• _AIM_
Write out the opening lines of the data word for word, up to and including the line with "0.00004328, 0.00004109, 0.00003906];", and leave every picture and every later line out.

• _INFORMATION SUPPLIED_
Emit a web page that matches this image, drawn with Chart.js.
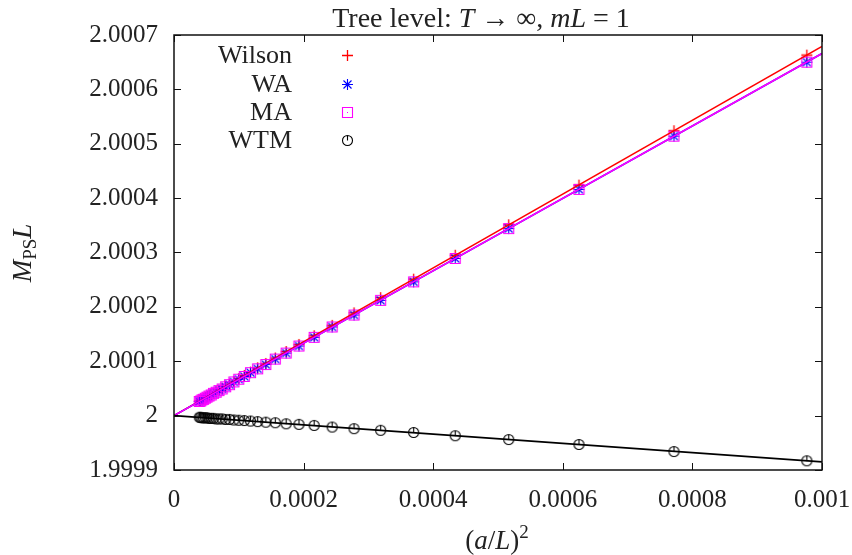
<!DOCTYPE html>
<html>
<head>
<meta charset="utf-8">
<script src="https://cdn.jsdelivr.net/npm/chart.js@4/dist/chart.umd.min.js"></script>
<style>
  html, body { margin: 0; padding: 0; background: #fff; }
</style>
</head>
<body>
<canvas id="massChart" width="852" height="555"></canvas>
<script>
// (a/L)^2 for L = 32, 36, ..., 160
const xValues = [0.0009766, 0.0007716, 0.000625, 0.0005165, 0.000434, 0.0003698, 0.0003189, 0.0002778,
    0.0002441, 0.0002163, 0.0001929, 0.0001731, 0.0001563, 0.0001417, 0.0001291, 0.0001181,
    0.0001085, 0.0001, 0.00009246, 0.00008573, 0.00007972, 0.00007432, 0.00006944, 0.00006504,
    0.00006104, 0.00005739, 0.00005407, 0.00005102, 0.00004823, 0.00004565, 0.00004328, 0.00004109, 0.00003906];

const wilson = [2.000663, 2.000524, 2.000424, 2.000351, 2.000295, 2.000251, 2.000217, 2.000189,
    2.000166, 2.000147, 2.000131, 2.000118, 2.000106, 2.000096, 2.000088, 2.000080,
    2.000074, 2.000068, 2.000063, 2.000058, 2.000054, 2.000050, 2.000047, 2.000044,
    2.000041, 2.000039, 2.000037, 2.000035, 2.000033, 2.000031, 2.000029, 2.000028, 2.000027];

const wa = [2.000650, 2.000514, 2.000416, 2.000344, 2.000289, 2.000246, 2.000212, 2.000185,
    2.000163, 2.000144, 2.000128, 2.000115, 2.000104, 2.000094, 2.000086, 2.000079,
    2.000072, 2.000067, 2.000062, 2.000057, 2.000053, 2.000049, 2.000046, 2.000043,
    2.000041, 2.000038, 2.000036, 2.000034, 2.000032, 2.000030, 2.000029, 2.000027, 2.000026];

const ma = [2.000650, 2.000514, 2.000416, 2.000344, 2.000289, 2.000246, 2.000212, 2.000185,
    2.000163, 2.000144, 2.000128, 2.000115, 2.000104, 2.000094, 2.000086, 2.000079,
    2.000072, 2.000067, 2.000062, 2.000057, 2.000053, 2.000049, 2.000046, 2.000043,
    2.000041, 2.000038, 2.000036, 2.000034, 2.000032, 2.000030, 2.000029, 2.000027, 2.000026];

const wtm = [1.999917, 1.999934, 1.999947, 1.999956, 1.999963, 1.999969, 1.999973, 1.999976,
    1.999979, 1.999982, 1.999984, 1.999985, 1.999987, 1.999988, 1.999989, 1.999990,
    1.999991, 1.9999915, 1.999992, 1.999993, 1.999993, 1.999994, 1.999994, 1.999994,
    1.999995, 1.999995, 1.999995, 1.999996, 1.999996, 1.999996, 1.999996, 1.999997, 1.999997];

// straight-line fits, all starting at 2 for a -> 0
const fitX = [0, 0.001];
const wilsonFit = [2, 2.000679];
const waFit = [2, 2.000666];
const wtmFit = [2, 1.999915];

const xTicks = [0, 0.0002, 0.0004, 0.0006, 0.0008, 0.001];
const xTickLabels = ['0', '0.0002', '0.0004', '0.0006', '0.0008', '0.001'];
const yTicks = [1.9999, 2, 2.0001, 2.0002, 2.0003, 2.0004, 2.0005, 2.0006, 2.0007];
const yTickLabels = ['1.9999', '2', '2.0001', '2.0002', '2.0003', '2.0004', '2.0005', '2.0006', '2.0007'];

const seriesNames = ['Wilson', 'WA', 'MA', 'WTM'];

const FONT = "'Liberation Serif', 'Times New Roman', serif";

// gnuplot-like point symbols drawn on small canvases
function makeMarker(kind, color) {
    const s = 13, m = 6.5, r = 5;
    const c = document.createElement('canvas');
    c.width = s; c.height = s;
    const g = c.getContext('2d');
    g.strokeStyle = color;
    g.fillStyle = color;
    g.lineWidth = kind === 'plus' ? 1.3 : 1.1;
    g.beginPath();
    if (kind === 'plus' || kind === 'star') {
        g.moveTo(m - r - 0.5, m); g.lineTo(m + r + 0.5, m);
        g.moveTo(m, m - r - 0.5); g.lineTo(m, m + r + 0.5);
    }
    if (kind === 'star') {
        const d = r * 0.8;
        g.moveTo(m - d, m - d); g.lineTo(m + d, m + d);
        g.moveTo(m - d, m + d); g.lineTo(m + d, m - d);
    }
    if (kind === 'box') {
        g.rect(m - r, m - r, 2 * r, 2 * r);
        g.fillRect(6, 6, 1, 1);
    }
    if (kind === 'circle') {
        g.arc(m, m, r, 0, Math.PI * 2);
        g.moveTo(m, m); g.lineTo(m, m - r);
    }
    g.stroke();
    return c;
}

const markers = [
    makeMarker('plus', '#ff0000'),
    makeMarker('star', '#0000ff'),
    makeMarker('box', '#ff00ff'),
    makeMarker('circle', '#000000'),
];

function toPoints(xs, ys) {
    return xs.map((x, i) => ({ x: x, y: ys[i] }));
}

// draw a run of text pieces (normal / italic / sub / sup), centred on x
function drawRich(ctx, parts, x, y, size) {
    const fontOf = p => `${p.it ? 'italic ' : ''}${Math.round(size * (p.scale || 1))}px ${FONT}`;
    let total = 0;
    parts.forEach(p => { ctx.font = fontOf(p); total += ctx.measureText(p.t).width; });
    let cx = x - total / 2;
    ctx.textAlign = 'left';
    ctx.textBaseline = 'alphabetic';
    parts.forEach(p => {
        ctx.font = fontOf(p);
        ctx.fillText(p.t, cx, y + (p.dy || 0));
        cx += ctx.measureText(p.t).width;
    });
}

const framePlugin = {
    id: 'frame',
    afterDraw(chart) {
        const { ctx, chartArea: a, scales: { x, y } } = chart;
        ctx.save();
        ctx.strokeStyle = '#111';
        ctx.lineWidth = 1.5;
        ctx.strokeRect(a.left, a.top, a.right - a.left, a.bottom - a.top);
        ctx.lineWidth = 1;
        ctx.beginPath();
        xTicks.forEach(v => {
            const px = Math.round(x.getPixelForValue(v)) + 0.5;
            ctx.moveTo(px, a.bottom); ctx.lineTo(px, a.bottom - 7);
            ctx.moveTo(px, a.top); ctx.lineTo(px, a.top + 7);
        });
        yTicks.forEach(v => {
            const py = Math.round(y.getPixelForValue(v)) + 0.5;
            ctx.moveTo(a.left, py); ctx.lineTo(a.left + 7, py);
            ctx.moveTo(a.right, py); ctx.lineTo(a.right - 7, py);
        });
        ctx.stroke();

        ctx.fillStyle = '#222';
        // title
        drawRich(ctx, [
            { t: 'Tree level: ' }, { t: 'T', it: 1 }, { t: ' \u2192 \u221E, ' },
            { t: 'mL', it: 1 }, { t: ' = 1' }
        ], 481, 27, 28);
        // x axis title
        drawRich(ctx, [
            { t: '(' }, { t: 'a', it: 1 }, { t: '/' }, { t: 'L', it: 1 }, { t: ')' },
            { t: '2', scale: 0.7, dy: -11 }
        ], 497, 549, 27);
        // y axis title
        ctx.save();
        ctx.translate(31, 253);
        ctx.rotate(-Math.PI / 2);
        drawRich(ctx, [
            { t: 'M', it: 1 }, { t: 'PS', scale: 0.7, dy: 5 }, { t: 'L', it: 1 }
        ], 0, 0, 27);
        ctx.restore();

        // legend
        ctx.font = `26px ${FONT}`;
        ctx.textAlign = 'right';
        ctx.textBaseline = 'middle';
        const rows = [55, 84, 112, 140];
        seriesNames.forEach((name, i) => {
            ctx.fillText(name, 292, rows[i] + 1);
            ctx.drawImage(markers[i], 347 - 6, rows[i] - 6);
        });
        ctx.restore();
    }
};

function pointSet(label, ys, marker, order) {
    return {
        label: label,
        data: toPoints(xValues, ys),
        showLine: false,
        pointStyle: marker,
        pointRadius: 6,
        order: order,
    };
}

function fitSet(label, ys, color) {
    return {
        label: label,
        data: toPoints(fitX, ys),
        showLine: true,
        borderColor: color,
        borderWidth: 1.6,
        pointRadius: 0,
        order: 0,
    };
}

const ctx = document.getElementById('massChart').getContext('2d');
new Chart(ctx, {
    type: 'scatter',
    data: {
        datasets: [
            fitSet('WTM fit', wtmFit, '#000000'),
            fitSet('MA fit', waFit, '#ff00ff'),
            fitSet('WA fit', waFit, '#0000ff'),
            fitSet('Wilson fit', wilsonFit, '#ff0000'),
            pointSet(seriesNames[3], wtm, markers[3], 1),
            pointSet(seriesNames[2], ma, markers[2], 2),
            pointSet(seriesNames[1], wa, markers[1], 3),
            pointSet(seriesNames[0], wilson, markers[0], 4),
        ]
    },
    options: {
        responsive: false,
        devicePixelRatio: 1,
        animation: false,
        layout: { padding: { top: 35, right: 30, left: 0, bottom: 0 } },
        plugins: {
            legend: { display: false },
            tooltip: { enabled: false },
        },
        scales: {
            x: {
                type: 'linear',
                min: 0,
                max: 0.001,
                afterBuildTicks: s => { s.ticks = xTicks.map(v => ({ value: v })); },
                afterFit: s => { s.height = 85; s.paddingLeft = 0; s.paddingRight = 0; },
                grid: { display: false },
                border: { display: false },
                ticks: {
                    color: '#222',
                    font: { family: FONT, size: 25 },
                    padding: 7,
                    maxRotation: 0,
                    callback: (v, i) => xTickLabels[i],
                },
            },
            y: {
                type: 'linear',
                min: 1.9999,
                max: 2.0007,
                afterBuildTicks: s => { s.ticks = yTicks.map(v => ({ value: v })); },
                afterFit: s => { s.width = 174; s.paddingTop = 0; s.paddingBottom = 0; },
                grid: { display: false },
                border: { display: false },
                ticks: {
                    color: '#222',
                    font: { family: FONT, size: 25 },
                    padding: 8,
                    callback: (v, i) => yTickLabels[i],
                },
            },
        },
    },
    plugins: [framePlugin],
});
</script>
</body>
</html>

• _SOLUTION_
Emit a web page that matches this image, drawn with Chart.js.
<!DOCTYPE html>
<html>
<head>
<meta charset="utf-8">
<script src="https://cdn.jsdelivr.net/npm/chart.js@4/dist/chart.umd.min.js"></script>
<style>
  html, body { margin: 0; padding: 0; background: #fff; }
</style>
</head>
<body>
<canvas id="massChart" width="852" height="555"></canvas>
<script>
// (a/L)^2 for L = 32, 36, ..., 160
const xValues = [0.0009766, 0.0007716, 0.000625, 0.0005165, 0.000434, 0.0003698, 0.0003189, 0.0002778,
    0.0002441, 0.0002163, 0.0001929, 0.0001731, 0.0001563, 0.0001417, 0.0001291, 0.0001181,
    0.0001085, 0.0001, 0.00009246, 0.00008573, 0.00007972, 0.00007432, 0.00006944, 0.00006504,
    0.00006104, 0.00005739, 0.00005407, 0.00005102, 0.00004823, 0.00004565, 0.00004328, 0.00004109, 0.00003906];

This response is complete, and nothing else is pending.